28 лет я приехал после войны в Петербург и сошелся с писателями. Меня приняли, как своего, льстили мне. И я не успел оглянуться, как сословный взгляд на жизнь людей, с которыми я сошелся, усвоился мною и заменил почти мои прежние стремления к совершенствованию. Я говорю: почти, потому, что хотя и не было прежнего стремления к совершенствованию, в минуты, спокойные от страстей, и в этот новый период[10] я смутно чувствовал, что живу не так, и искал чего-то. Я уже не писал дневников Франклиновских, не обсуживал свои поступки, не раскаивался, и жизнь моя не казалась мне дурною. Взгляд на жизнь этих людей, моих сотоварищей по писанию, состоял в том, что жизнь вообще идет развиваясь и что в этом развитии главное участие принимаем мы, люди мысли, а из людей мысли главное влияние имеем мы – художники, поэты. Наше призвание учить людей. Для того же, чтобы не представился тот естественный вопрос самому себе: что я знаю? и чему же мне учить? – в теории этой было выяснено, что этого и не нужно знать. А что художник, поэт бессознательно учит. Я считался чудесным художником и поэтом. И потому мне очень естественно было усвоить эту теорию. Я, художник, поэт, писал, учил, сам не зная чему. Мне за это платили деньги, у меня было прекрасное кушанье, помещенье, женщины, общество, у меня была слава. И я довольно долго – года три – наивно верил этому. Но чем дольше я жил в этих мыслях, тем чаще мне стали приходить сомнения. Вера эта в развитие жизни и искусство, поэзию была вера, и я был одним из жрецов ее. Быть жрецом ее было очень выгодно и приятно, но у меня было достаточно способности отвлеченной мысли и наблюдательности, чтобы усомниться в вере; тем более, что жрецы этой веры не все были согласны. Одни говорили: так надо совершать таинства, а другие – иначе. Спорили, ссорились, бранились, обманывали, плутовали. Кроме того, было много между жрецами людей не верующих в веру, а просто достигающих своих целей корыстных с помощью этой веры. Почти все жрецы были люди самые безнравственные и большинство – люди плохие, ничтожные по характерам, – много ниже тех людей, которых я встречал в моей прежней, разгульной военной жизни. А гордости была бездна. Люди мне опротивили, и я понял, что это ложь.

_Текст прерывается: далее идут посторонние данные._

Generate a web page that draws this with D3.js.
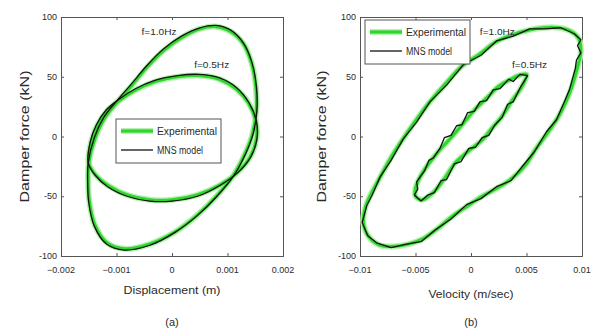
<!DOCTYPE html>
<html>
<head>
<meta charset="utf-8">
<script src="https://cdn.jsdelivr.net/npm/d3@7"></script>
<style>
  body { margin: 0; background: #fff; }
  svg { display: block; font-family: "Liberation Sans", Arial, sans-serif; }
</style>
</head>
<body>
<svg id="chart" width="595" height="333"></svg>
<script>
// force ticks shared by both panels
var forceTicks = [-100, -50, 0, 50, 100]
var dispTicks = [-0.002, -0.001, 0, 0.001, 0.002]
var velTicks = [-0.01, -0.005, 0, 0.005, 0.01]
var legendLabels = ["Experimental", "MNS model"]

// (a) displacement (m) vs force (kN)
var dispExp10 = [[-0.00150,-22],[-0.00139,-2],[-0.00122,15],[-0.00100,28],[-0.00072,43],[-0.00045,58],[-0.00015,72],[0.00018,83],[0.00050,90],[0.00078,92],[0.00105,88],[0.00128,78],[0.00143,62],[0.00151,42],[0.00152,22],[0.00145,2],[0.00132,-14],[0.00110,-33],[0.00080,-50],[0.00045,-66],[0.00005,-80],[-0.00040,-90],[-0.00085,-94],[-0.00117,-89],[-0.00139,-74],[-0.00149,-54],[-0.00151,-37]]
var dispMod10 = [[-0.00151,-22],[-0.00140,-1],[-0.00123,16],[-0.00101,29],[-0.00073,44],[-0.00046,59],[-0.00016,73],[0.00017,84],[0.00050,91],[0.00079,93],[0.00106,89],[0.00129,78],[0.00144,62],[0.00152,42],[0.00153,22],[0.00146,2],[0.00133,-14],[0.00111,-33],[0.00081,-50],[0.00046,-66],[0.00006,-80],[-0.00040,-91],[-0.00086,-95],[-0.00118,-90],[-0.00140,-75],[-0.00150,-55],[-0.00152,-37]]
var dispExp05 = [[-0.00150,-22],[-0.00146,-5],[-0.00135,9],[-0.00118,21],[-0.00095,30],[-0.00065,39],[-0.00030,46],[0.00010,50],[0.00050,51],[0.00085,48],[0.00115,40],[0.00138,28],[0.00151,13],[0.00152,-2],[0.00141,-17],[0.00118,-30],[0.00085,-41],[0.00045,-49],[0.00000,-53],[-0.00040,-53],[-0.00080,-49],[-0.00115,-41],[-0.00138,-32]]
var dispMod05 = [[-0.00151,-22],[-0.00147,-4],[-0.00136,10],[-0.00119,22],[-0.00096,31],[-0.00066,40],[-0.00031,47],[0.00010,51],[0.00050,52],[0.00086,49],[0.00116,41],[0.00139,28],[0.00152,13],[0.00153,-2],[0.00142,-17],[0.00119,-30],[0.00086,-41],[0.00046,-50],[0.00000,-54],[-0.00040,-54],[-0.00081,-50],[-0.00116,-42],[-0.00139,-32]]

// (b) velocity (m/sec) vs force (kN)
var velExp10 = [[-0.0097,-72],[-0.0092,-84],[-0.0082,-91],[-0.0070,-92],[-0.0056,-90],[-0.0044,-86],[-0.0030,-77],[-0.0017,-67],[-0.0003,-58],[0.0010,-50],[0.0024,-43],[0.0037,-35],[0.0049,-24],[0.0058,-11],[0.0069,3],[0.0079,17],[0.0086,30],[0.0091,42],[0.0096,58],[0.0099,72],[0.0097,82],[0.0090,88],[0.0079,91],[0.0065,91],[0.0052,89],[0.0037,85],[0.0022,79],[0.0008,69],[-0.0008,59],[-0.0023,44],[-0.0038,28],[-0.0050,13],[-0.0062,-3],[-0.0073,-19],[-0.0083,-36],[-0.0090,-48],[-0.0095,-59]]
var velMod10 = [[-0.0098,-72],[-0.0093,-83],[-0.0085,-89],[-0.0072,-93],[-0.0058,-90],[-0.0045,-88],[-0.0032,-78],[-0.0018,-69],[-0.0004,-57],[0.0009,-52],[0.0023,-42],[0.0036,-37],[0.0048,-23],[0.0057,-13],[0.0068,4],[0.0077,14],[0.0085,31],[0.0089,40],[0.0094,57],[0.0095,64],[0.0099,70],[0.0096,76],[0.0099,81],[0.0093,86],[0.0081,91],[0.0066,90],[0.0053,90],[0.0038,84],[0.0023,80],[0.0009,68],[-0.0007,60],[-0.0022,43],[-0.0037,29],[-0.0049,12],[-0.0061,-2],[-0.0072,-20],[-0.0082,-34],[-0.0089,-49],[-0.0094,-58]]
var velExp05 = [[-0.0050,-50],[-0.0044,-53],[-0.0038,-50],[-0.0032,-45],[-0.0023,-34],[-0.0014,-22],[-0.0002,-12],[0.0010,-3],[0.0019,7],[0.0028,17],[0.0037,30],[0.0046,42],[0.0050,52],[0.0043,51],[0.0034,47],[0.0025,42],[0.0014,32],[0.0004,23],[-0.0007,11],[-0.0017,0],[-0.0026,-9],[-0.0035,-19],[-0.0042,-28],[-0.0047,-36],[-0.0050,-43]]
var velMod05 = [[-0.0051,-49],[-0.0045,-54],[-0.0039,-49],[-0.0033,-47],[-0.0027,-37],[-0.0022,-36],[-0.0015,-23],[-0.0009,-21],[-0.0002,-10],[0.0004,-9],[0.0010,-1],[0.0016,1],[0.0021,9],[0.0028,16],[0.0033,27],[0.0038,29],[0.0045,42],[0.0051,51],[0.0044,52],[0.0038,46],[0.0034,48],[0.0026,40],[0.0020,39],[0.0014,30],[0.0008,29],[0.0003,21],[-0.0003,20],[-0.0008,10],[-0.0013,9],[-0.0018,1],[-0.0024,-1],[-0.0028,-10],[-0.0034,-18],[-0.0038,-20],[-0.0042,-29],[-0.0046,-34],[-0.0049,-38],[-0.0048,-44]]

var svg = d3.select("#chart")
var axisColor = "#555"
var textColor = "#2a2a2a"

function drawPanel(cfg) {
  var x = d3.scaleLinear().domain(cfg.xdom).range([cfg.left, cfg.right])
  var y = d3.scaleLinear().domain([-100, 100]).range([cfg.bottom, cfg.top])
  var g = svg.append("g")
  var w = cfg.right - cfg.left, h = cfg.bottom - cfg.top

  // box + inward ticks, matlab style
  g.append("g").attr("transform", "translate(0," + cfg.bottom + ")")
    .call(d3.axisBottom(x).tickValues(cfg.xticks).tickSize(-3).tickFormat(""))
  g.append("g").attr("transform", "translate(0," + cfg.top + ")")
    .call(d3.axisTop(x).tickValues(cfg.xticks).tickSize(-3).tickFormat(""))
  g.append("g").attr("transform", "translate(" + cfg.left + ",0)")
    .call(d3.axisLeft(y).tickValues(forceTicks).tickSize(-3).tickFormat(""))
  g.append("g").attr("transform", "translate(" + cfg.right + ",0)")
    .call(d3.axisRight(y).tickValues(forceTicks).tickSize(-3).tickFormat(""))
  g.selectAll(".domain").attr("stroke", axisColor)
  g.selectAll(".tick line").attr("stroke", axisColor)

  // tick labels
  g.selectAll(".xl").data(cfg.xticks).enter().append("text")
    .attr("x", function(d){ return x(d) }).attr("y", cfg.bottom + 17)
    .attr("text-anchor", "middle").attr("font-size", 9).attr("fill", textColor)
    .text(function(d){ return d === 0 ? "0" : d3.format("")(d) })
  g.selectAll(".yl").data(forceTicks).enter().append("text")
    .attr("x", cfg.left - 4).attr("y", function(d){ return y(d) + 3 })
    .attr("text-anchor", "end").attr("font-size", 9).attr("fill", textColor)
    .text(function(d){ return d })

  // titles
  g.append("text").attr("x", cfg.left + w / 2).attr("y", cfg.xtitleY)
    .attr("text-anchor", "middle").attr("font-size", 11).attr("fill", textColor)
    .attr("textLength", cfg.xtitleLen).attr("lengthAdjust", "spacingAndGlyphs")
    .text(cfg.xtitle)
  g.append("text")
    .attr("transform", "translate(" + cfg.ytitleX + "," + (cfg.top + h / 2) + ") rotate(-90)")
    .attr("text-anchor", "middle").attr("font-size", 12).attr("fill", textColor)
    .attr("textLength", 132).attr("lengthAdjust", "spacingAndGlyphs")
    .text("Damper force (kN)")
  g.append("text").attr("x", cfg.left + w / 2).attr("y", 326)
    .attr("text-anchor", "middle").attr("font-size", 11).attr("fill", textColor)
    .text(cfg.caption)

  // loops
  var smooth = d3.line().x(function(d){ return x(d[0]) }).y(function(d){ return y(d[1]) })
    .curve(d3.curveCatmullRomClosed)
  var jag = d3.line().x(function(d){ return x(d[0]) }).y(function(d){ return y(d[1]) })
    .curve(cfg.jagged ? d3.curveLinearClosed : d3.curveCatmullRomClosed)
  cfg.exp.forEach(function(s){
    g.append("path").attr("d", smooth(s)).attr("fill", "none").attr("stroke", "#b8f0b0").attr("stroke-width", 6)
  })
  cfg.exp.forEach(function(s){
    g.append("path").attr("d", smooth(s)).attr("fill", "none").attr("stroke", "#2fd62f").attr("stroke-width", 3.2)
  })
  cfg.mod.forEach(function(s){
    g.append("path").attr("d", jag(s)).attr("fill", "none").attr("stroke", "#111").attr("stroke-width", 1.3)
      .attr("stroke-linejoin", "round")
  })

  // frequency labels
  cfg.flabels.forEach(function(f){
    g.append("text").attr("x", x(f.x)).attr("y", y(f.y)).attr("font-size", 8.5).attr("fill", textColor)
      .attr("textLength", 35).attr("lengthAdjust", "spacingAndGlyphs").text(f.t)
  })

  // legend
  var lg = g.append("g").attr("transform", "translate(" + cfg.legend[0] + "," + cfg.legend[1] + ")")
  lg.append("rect").attr("width", 105).attr("height", 44).attr("fill", "#fff").attr("stroke", axisColor)
  lg.append("line").attr("x1", 5).attr("x2", 37).attr("y1", 12).attr("y2", 12).attr("stroke", "#b8f0b0").attr("stroke-width", 6)
  lg.append("line").attr("x1", 5).attr("x2", 37).attr("y1", 12).attr("y2", 12).attr("stroke", "#2fd62f").attr("stroke-width", 3.2)
  lg.append("line").attr("x1", 5).attr("x2", 37).attr("y1", 31).attr("y2", 31).attr("stroke", "#111").attr("stroke-width", 1.3)
  lg.selectAll(".lt").data(legendLabels).enter().append("text")
    .attr("x", 41).attr("y", function(d, i){ return 15.5 + i * 19 })
    .attr("font-size", 10).attr("fill", textColor)
    .attr("textLength", function(d, i){ return i ? 46 : 60 }).attr("lengthAdjust", "spacingAndGlyphs")
    .text(function(d){ return d })
}

drawPanel({
  left: 61, right: 283, top: 17, bottom: 256,
  xdom: [-0.002, 0.002], xticks: dispTicks,
  xtitle: "Displacement (m)", xtitleLen: 97, xtitleY: 294, ytitleX: 29, caption: "(a)",
  exp: [dispExp10, dispExp05], mod: [dispMod10, dispMod05], jagged: false,
  flabels: [{x: -0.00055, y: 85, t: "f=1.0Hz"}, {x: 0.0004, y: 57, t: "f=0.5Hz"}],
  legend: [116, 119]
})
drawPanel({
  left: 360, right: 582, top: 17, bottom: 256,
  xdom: [-0.01, 0.01], xticks: velTicks,
  xtitle: "Velocity (m/sec)", xtitleLen: 85, xtitleY: 298, ytitleX: 326, caption: "(b)",
  exp: [velExp10, velExp05], mod: [velMod10, velMod05], jagged: true,
  flabels: [{x: 0.0008, y: 85, t: "f=1.0Hz"}, {x: 0.0037, y: 57, t: "f=0.5Hz"}],
  legend: [365, 20]
})
</script>
</body>
</html>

Но странно то, что хотя всю эту ложь я понял скоро и отрекся от их веры, но чин, данный мне этими людьми – художника, поэта, учителя – от этого чина я не отрекся. Я наивно воображал, что я – поэт, художник, и могу, не зная ничего, учить всех, сам не зная чему. И так и делал. Из сближения с этими людьми я вынес новый порок – гордость и иначе не могу назвать, как сумасшествие – уверенность в том, что я призван учить людей, сам не зная чему. Теперь, вспоминая об этом времени, о своем настроении тогда и настроении тех людей (таких, впрочем, и теперь тысячи), мне и жалко, и страшно, и смешно. Именно то самое чувство, которое испытываешь в доме сумасшедших. Мы все тогда были убеждены, что нам нужно говорить, говорить, писать, печатать, как можно скорей, как можно больше, что всё это нужно для блага человечества. И тысячи нас, отрицая, ругая один другого, все печатали, писали, поучая других и не замечая того, что мы ничего не знаем, что на самый простой вопрос жизни: как – так или не так сделать? мы не знаем, что ответить, и что мы все, не слушая друг друга, все в раз говорим, точно так, как в сумасшедшем доме. Тысячи работников работали, печатали миллионы слов, и почта развозила их по всей России, и мы всё еще больше и больше учили, учили и учили, и никак не успевали всему научить, и все сердились, что нас мало слушают. Иначе нельзя назвать этого, как сумасшествием, пьянством болтовни.
Ужасно странно; но теперь мне понятно. Один из главных догматов той веры был, что всё развивается, что просвещение благо. Просвещение измеряется распространением книг, газет. Что из столкновения выходит истина, что всё, что есть, то разумно; а нам платят деньги, и нас уважают за это, то как же не учить?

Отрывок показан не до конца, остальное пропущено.